▸ **Task statement**: Write out, exactly and only, the lines that run from the top of the records to the line with "import plotly.graph_objects as go". Include both ends; exclude pictures.

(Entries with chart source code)
- - -

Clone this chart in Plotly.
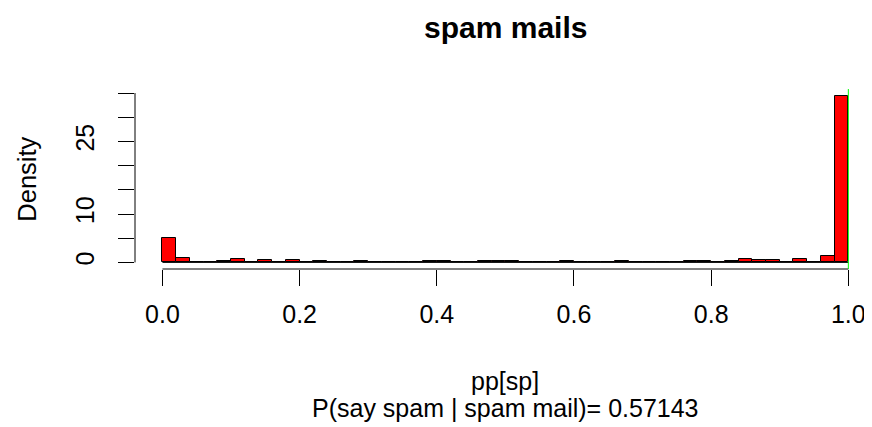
import numpy as np
import plotly.graph_objects as go

# histogram of pp[sp], 50 bins of width 0.02 on [0, 1], density
bin_edges = np.linspace(0, 1, 51)
density = [5.0, 1.0, 0.0, 0.15, 0.2, 0.8, 0.15, 0.55, 0.15, 0.4,
           0.05, 0.3, 0.0, 0.05, 0.2, 0.05, 0.05, 0.05, 0.0, 0.2,
           0.2, 0.0, 0.0, 0.2, 0.2, 0.25, 0.05, 0.05, 0.0, 0.25,
           0.15, 0.15, 0.05, 0.2, 0.0, 0.05, 0.05, 0.0, 0.2, 0.2,
           0.05, 0.2, 0.7, 0.4, 0.4, 0.0, 0.8, 0.0, 1.25, 34.3]
threshold = 1.0

x_ticks = [0.0, 0.2, 0.4, 0.6, 0.8, 1.0]
x_labels = ["0.0", "0.2", "0.4", "0.6", "0.8", "1.0"]
y_ticks = [0, 5, 10, 15, 20, 25, 30, 35]
y_labels = ["0", "", "10", "", "", "25", "", ""]

FONT = "Liberation Sans, Arial, sans-serif"

centers = (bin_edges[:-1] + bin_edges[1:]) / 2
widths = np.diff(bin_edges)

fig = go.Figure()
fig.add_trace(go.Bar(x=centers, y=density, width=widths,
                     marker=dict(color="#ff0000", line=dict(color="black", width=1)),
                     showlegend=False))

# the page body has an 8px margin, so the margins are shifted by 8px
fig.update_layout(
    width=872, height=427,
    margin=dict(l=127, r=8, t=81, b=166, autoexpand=False),
    plot_bgcolor="white", paper_bgcolor="white",
    font=dict(family=FONT, size=25, color="black"),
    bargap=0,
    xaxis=dict(range=[-0.04, 1.0345], tickvals=x_ticks, ticktext=x_labels,
               ticks="outside", ticklen=16, tickwidth=1, tickcolor="black",
               showline=False, showgrid=False, zeroline=False, automargin=False,
               ticklabelstandoff=7, tickfont=dict(size=25)),
    yaxis=dict(range=[-1.36, 35.83], tickvals=y_ticks, ticktext=y_labels,
               tickangle=-90, ticks="outside", ticklen=16, tickwidth=1,
               tickcolor="black", showline=False, showgrid=False, zeroline=False,
               automargin=False, ticklabelstandoff=14, tickfont=dict(size=25)),
)

# axis lines only over the tick span, like base R
fig.add_shape(type="line", xref="paper", yref="y", x0=0, x1=0,
              y0=y_ticks[0], y1=y_ticks[-1], line=dict(color="black", width=1))
fig.add_shape(type="line", xref="x", yref="paper", x0=x_ticks[0], x1=x_ticks[-1],
              y0=0, y1=0, line=dict(color="black", width=1))
# histogram baseline
fig.add_shape(type="line", xref="x", yref="y", x0=bin_edges[0], x1=bin_edges[-1],
              y0=0, y1=0, line=dict(color="black", width=1))
# threshold line
fig.add_shape(type="line", xref="x", yref="paper", x0=threshold, x1=threshold,
              y0=0, y1=1, line=dict(color="#00ff00", width=1))

fig.add_annotation(text="<b>spam mails</b>", xref="x", yref="paper", x=0.5, y=1.343,
                   xanchor="center", yanchor="middle", showarrow=False,
                   font=dict(size=30))
fig.add_annotation(text="Density", xref="paper", yref="paper", x=-0.147, y=0.5,
                   xanchor="center", yanchor="middle", textangle=-90,
                   showarrow=False, font=dict(size=25.5))
fig.add_annotation(text="pp[sp]", xref="x", yref="paper", x=0.5, y=-0.62,
                   xanchor="center", yanchor="middle", showarrow=False,
                   font=dict(size=25))
fig.add_annotation(text="P(say spam | spam mail)= 0.57143", xref="x", yref="paper",
                   x=0.5, y=-0.77, xanchor="center", yanchor="middle",
                   showarrow=False, font=dict(size=25))

fig.write_html("out.html")
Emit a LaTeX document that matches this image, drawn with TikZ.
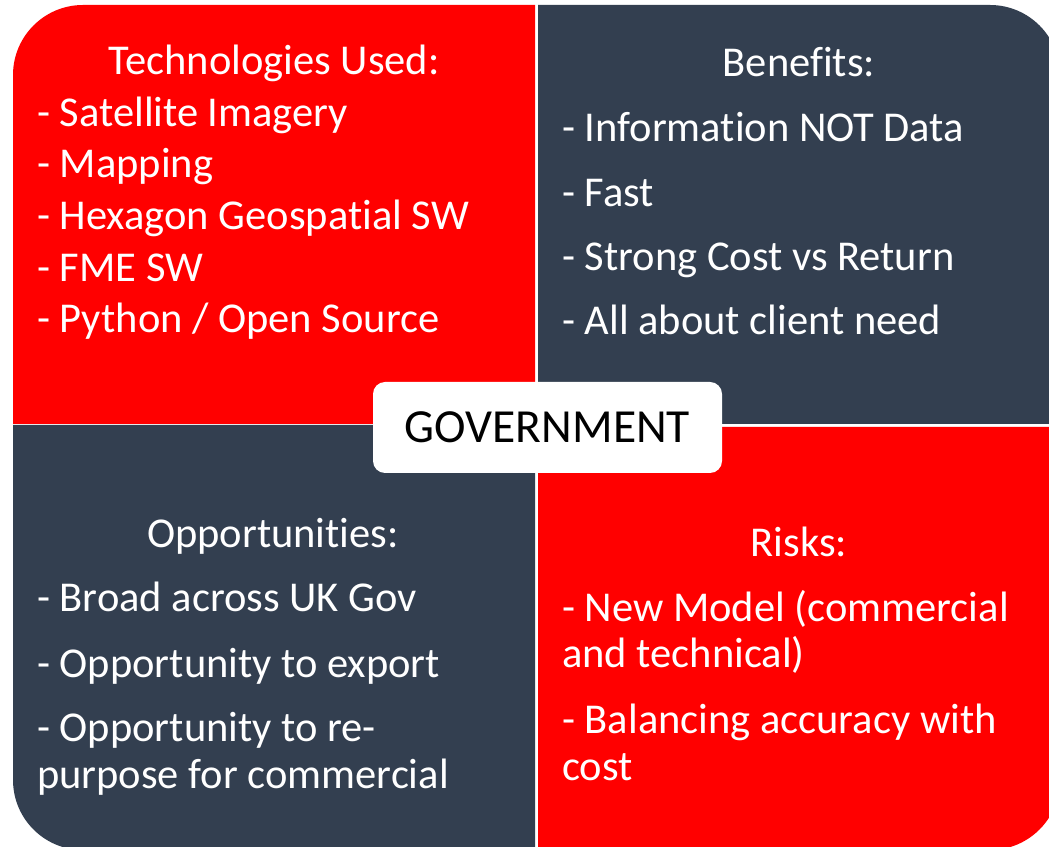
\documentclass[tikz,border=0pt]{standalone}
\usepackage{fontspec}
\setmainfont[Ligatures=NoCommon]{Carlito}
\definecolor{redq}{HTML}{FF0000}
\definecolor{darkq}{HTML}{333F50}
\begin{document}
\begin{tikzpicture}[x=1pt,y=1pt,
  txt/.style={inner sep=0pt, text=white, font=\fontsize{42.5}{50}\selectfont},
  item/.style={txt, anchor=base west},
  head/.style={txt, anchor=base}]
\useasboundingbox (0,0) rectangle (1049,846);
\clip (0,0) rectangle (1049,846);
% quadrants
\fill[redq] (13,422) -- (13,771) arc[start angle=180,end angle=90,radius=70] -- (535,841) -- (535,422) -- cycle;
\fill[darkq] (538,422) -- (538,841) -- (990,841) arc[start angle=90,end angle=0,radius=70] -- (1060,422) -- cycle;
\fill[darkq] (13,421) -- (535,421) -- (535,-4) -- (83,-4) arc[start angle=270,end angle=180,radius=70] -- cycle;
\fill[redq] (538,419) -- (1060,419) -- (1060,66) arc[start angle=0,end angle=-90,radius=70] -- (538,-4) -- cycle;
% technologies
\node[head] (th) at (274,771) {Technologies Used:};
\node[item] (t1) at (37,719) {- Satellite Imagery};
\node[item] (t2) at (37,668) {- Mapping};
\node[item] (t3) at (37,616) {- Hexagon Geospatial SW};
\node[item] (t4) at (37,564) {- FME SW};
\node[item] (t5) at (37,513) {- Python / Open Source};
% benefits
\node[head] (bh) at (799,769) {Benefits:};
\node[item] (b1) at (562,704) {- Information NOT Data};
\node[item] (b2) at (562,639) {- Fast};
\node[item] (b3) at (562,575) {- Strong Cost vs Return};
\node[item] (b4) at (562,511) {- All about client need};
% opportunities
\node[head] (oh) at (273,298) {Opportunities:};
\node[item] (o1) at (37,234) {- Broad across UK Gov};
\node[item] (o2) at (37,168) {- Opportunity to export};
\node[item] (o3) at (37,104) {- Opportunity to re-};
\node[item] (o4) at (37,58) {purpose for commercial};
% risks
\node[head] (rh) at (799,289) {Risks:};
\node[item] (r1) at (562,224) {- New Model (commercial};
\node[item] (r2) at (562,178) {and technical)};
\node[item] (r3) at (562,113) {- Balancing accuracy with};
\node[item] (r4) at (562,66) {cost};
% centre
\node[fill=white, rounded corners=12pt, minimum width=349pt, minimum height=91pt, inner sep=0pt,
  font=\fontsize{47.5}{56}\selectfont, text=black] (gov) at (547.5,418.5) {GOVERNMENT};
\end{tikzpicture}
\end{document}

- - -

▸ **Exercise output**:
Clone this chart in Plotly.
import numpy as np
import plotly.graph_objects as go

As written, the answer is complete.